- _The task_
Would you extract the whole listing below and retype it exactly?

* start *

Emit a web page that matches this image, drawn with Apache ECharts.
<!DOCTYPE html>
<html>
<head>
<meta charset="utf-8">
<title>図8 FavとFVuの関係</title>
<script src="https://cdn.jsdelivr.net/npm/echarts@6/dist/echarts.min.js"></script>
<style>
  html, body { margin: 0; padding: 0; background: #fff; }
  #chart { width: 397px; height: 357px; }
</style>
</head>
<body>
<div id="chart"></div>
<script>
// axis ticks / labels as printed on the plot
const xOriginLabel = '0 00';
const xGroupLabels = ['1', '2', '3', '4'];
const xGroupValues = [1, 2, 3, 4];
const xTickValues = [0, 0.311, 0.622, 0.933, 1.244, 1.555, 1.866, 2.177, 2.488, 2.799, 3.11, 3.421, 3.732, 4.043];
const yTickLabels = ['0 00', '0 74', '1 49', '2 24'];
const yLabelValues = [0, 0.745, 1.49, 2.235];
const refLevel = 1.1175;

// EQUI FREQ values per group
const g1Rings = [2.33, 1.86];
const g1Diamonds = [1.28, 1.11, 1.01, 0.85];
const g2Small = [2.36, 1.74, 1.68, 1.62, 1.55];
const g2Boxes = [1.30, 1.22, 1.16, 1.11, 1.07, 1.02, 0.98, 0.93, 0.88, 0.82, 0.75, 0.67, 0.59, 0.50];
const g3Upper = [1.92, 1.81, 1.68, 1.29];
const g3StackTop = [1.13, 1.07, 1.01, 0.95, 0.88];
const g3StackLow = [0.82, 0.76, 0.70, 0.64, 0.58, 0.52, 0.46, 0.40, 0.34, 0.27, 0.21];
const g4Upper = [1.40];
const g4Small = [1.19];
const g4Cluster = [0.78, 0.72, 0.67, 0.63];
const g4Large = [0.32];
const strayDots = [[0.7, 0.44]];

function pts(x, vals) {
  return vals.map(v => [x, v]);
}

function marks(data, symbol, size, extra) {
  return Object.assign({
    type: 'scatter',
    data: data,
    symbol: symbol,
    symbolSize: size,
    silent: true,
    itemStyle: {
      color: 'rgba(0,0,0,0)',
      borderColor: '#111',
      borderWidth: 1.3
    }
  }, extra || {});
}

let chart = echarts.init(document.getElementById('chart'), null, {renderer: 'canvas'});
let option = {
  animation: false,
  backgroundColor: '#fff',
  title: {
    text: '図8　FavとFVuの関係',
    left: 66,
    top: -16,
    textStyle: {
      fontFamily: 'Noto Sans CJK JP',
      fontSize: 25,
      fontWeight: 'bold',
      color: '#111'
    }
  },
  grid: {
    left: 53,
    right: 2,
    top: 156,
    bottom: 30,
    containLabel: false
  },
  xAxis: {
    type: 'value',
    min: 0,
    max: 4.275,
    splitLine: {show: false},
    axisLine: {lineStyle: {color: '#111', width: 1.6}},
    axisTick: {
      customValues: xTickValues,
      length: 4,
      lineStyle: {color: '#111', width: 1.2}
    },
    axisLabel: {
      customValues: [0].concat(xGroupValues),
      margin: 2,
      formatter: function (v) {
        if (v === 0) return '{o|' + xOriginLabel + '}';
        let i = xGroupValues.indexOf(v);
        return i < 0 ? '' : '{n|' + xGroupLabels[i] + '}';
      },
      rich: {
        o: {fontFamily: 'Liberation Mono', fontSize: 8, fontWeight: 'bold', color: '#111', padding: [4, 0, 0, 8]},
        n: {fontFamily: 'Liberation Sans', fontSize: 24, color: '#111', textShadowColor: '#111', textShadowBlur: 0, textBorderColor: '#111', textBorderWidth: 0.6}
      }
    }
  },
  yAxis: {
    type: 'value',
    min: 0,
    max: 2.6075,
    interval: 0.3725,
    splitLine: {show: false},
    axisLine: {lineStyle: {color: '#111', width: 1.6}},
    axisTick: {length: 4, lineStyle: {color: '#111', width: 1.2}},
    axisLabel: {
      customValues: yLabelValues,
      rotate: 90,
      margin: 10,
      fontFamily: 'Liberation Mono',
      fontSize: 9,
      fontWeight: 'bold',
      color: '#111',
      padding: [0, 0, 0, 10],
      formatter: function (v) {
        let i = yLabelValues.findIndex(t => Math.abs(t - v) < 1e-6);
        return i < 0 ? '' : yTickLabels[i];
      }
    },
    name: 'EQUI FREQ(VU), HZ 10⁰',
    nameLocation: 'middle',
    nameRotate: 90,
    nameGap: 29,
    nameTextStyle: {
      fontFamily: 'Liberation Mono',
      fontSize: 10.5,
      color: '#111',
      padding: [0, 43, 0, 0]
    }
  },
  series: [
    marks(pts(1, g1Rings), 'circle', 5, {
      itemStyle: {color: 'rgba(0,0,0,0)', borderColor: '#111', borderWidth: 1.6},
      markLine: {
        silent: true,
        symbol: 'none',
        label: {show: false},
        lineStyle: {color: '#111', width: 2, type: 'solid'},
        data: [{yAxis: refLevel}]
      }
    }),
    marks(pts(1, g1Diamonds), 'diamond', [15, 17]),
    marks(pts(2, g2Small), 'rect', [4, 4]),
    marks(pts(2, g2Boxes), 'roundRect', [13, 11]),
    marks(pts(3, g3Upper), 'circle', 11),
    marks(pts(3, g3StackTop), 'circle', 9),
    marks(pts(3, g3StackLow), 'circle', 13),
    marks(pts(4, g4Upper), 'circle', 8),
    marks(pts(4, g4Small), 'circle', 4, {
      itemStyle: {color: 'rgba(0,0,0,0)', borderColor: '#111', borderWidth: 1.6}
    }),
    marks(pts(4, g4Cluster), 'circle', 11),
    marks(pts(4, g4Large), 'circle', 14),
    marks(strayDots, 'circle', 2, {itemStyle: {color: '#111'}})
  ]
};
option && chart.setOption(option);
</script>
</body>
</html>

* end *

- _Completed task_
Emit a web page that matches this image, drawn with Apache ECharts.
<!DOCTYPE html>
<html>
<head>
<meta charset="utf-8">
<title>図8 FavとFVuの関係</title>
<script src="https://cdn.jsdelivr.net/npm/echarts@6/dist/echarts.min.js"></script>
<style>
  html, body { margin: 0; padding: 0; background: #fff; }
  #chart { width: 397px; height: 357px; }
</style>
</head>
<body>
<div id="chart"></div>
<script>
// axis ticks / labels as printed on the plot
const xOriginLabel = '0 00';
const xGroupLabels = ['1', '2', '3', '4'];
const xGroupValues = [1, 2, 3, 4];
const xTickValues = [0, 0.311, 0.622, 0.933, 1.244, 1.555, 1.866, 2.177, 2.488, 2.799, 3.11, 3.421, 3.732, 4.043];
const yTickLabels = ['0 00', '0 74', '1 49', '2 24'];
const yLabelValues = [0, 0.745, 1.49, 2.235];
const refLevel = 1.1175;

// EQUI FREQ values per group
const g1Rings = [2.33, 1.86];
const g1Diamonds = [1.28, 1.11, 1.01, 0.85];
const g2Small = [2.36, 1.74, 1.68, 1.62, 1.55];
const g2Boxes = [1.30, 1.22, 1.16, 1.11, 1.07, 1.02, 0.98, 0.93, 0.88, 0.82, 0.75, 0.67, 0.59, 0.50];
const g3Upper = [1.92, 1.81, 1.68, 1.29];
const g3StackTop = [1.13, 1.07, 1.01, 0.95, 0.88];
const g3StackLow = [0.82, 0.76, 0.70, 0.64, 0.58, 0.52, 0.46, 0.40, 0.34, 0.27, 0.21];
const g4Upper = [1.40];
const g4Small = [1.19];
const g4Cluster = [0.78, 0.72, 0.67, 0.63];
const g4Large = [0.32];
const strayDots = [[0.7, 0.44]];

function pts(x, vals) {
  return vals.map(v => [x, v]);
}

function marks(data, symbol, size, extra) {
  return Object.assign({
    type: 'scatter',
    data: data,
    symbol: symbol,
    symbolSize: size,
    silent: true,
    itemStyle: {
      color: 'rgba(0,0,0,0)',
      borderColor: '#111',
      borderWidth: 1.3
    }
  }, extra || {});
}

let chart = echarts.init(document.getElementById('chart'), null, {renderer: 'canvas'});
let option = {
  animation: false,
  backgroundColor: '#fff',
  title: {
    text: '図8　FavとFVuの関係',
    left: 66,
    top: -16,
    textStyle: {
      fontFamily: 'Noto Sans CJK JP',
      fontSize: 25,
      fontWeight: 'bold',
      color: '#111'
    }
  },
  grid: {
    left: 53,
    right: 2,
    top: 156,
    bottom: 30,
    containLabel: false
  },
  xAxis: {
    type: 'value',
    min: 0,
    max: 4.275,
    splitLine: {show: false},
    axisLine: {lineStyle: {color: '#111', width: 1.6}},
    axisTick: {
      customValues: xTickValues,
      length: 4,
      lineStyle: {color: '#111', width: 1.2}
    },
    axisLabel: {
      customValues: [0].concat(xGroupValues),
      margin: 2,
      formatter: function (v) {
        if (v === 0) return '{o|' + xOriginLabel + '}';
        let i = xGroupValues.indexOf(v);
        return i < 0 ? '' : '{n|' + xGroupLabels[i] + '}';
      },
      rich: {
        o: {fontFamily: 'Liberation Mono', fontSize: 8, fontWeight: 'bold', color: '#111', padding: [4, 0, 0, 8]},
        n: {fontFamily: 'Liberation Sans', fontSize: 24, color: '#111', textShadowColor: '#111', textShadowBlur: 0, textBorderColor: '#111', textBorderWidth: 0.6}
      }
    }
  },
  yAxis: {
    type: 'value',
    min: 0,
    max: 2.6075,
    interval: 0.3725,
    splitLine: {show: false},
    axisLine: {lineStyle: {color: '#111', width: 1.6}},
    axisTick: {length: 4, lineStyle: {color: '#111', width: 1.2}},
    axisLabel: {
      customValues: yLabelValues,
      rotate: 90,
      margin: 10,
      fontFamily: 'Liberation Mono',
      fontSize: 9,
      fontWeight: 'bold',
      color: '#111',
      padding: [0, 0, 0, 10],
      formatter: function (v) {
        let i = yLabelValues.findIndex(t => Math.abs(t - v) < 1e-6);
        return i < 0 ? '' : yTickLabels[i];
      }
    },
    name: 'EQUI FREQ(VU), HZ 10⁰',
    nameLocation: 'middle',
    nameRotate: 90,
    nameGap: 29,
    nameTextStyle: {
      fontFamily: 'Liberation Mono',
      fontSize: 10.5,
      color: '#111',
      padding: [0, 43, 0, 0]
    }
  },
  series: [
    marks(pts(1, g1Rings), 'circle', 5, {
      itemStyle: {color: 'rgba(0,0,0,0)', borderColor: '#111', borderWidth: 1.6},
      markLine: {
        silent: true,
        symbol: 'none',
        label: {show: false},
        lineStyle: {color: '#111', width: 2, type: 'solid'},
        data: [{yAxis: refLevel}]
      }
    }),
    marks(pts(1, g1Diamonds), 'diamond', [15, 17]),
    marks(pts(2, g2Small), 'rect', [4, 4]),
    marks(pts(2, g2Boxes), 'roundRect', [13, 11]),
    marks(pts(3, g3Upper), 'circle', 11),
    marks(pts(3, g3StackTop), 'circle', 9),
    marks(pts(3, g3StackLow), 'circle', 13),
    marks(pts(4, g4Upper), 'circle', 8),
    marks(pts(4, g4Small), 'circle', 4, {
      itemStyle: {color: 'rgba(0,0,0,0)', borderColor: '#111', borderWidth: 1.6}
    }),
    marks(pts(4, g4Cluster), 'circle', 11),
    marks(pts(4, g4Large), 'circle', 14),
    marks(strayDots, 'circle', 2, {itemStyle: {color: '#111'}})
  ]
};
option && chart.setOption(option);
</script>
</body>
</html>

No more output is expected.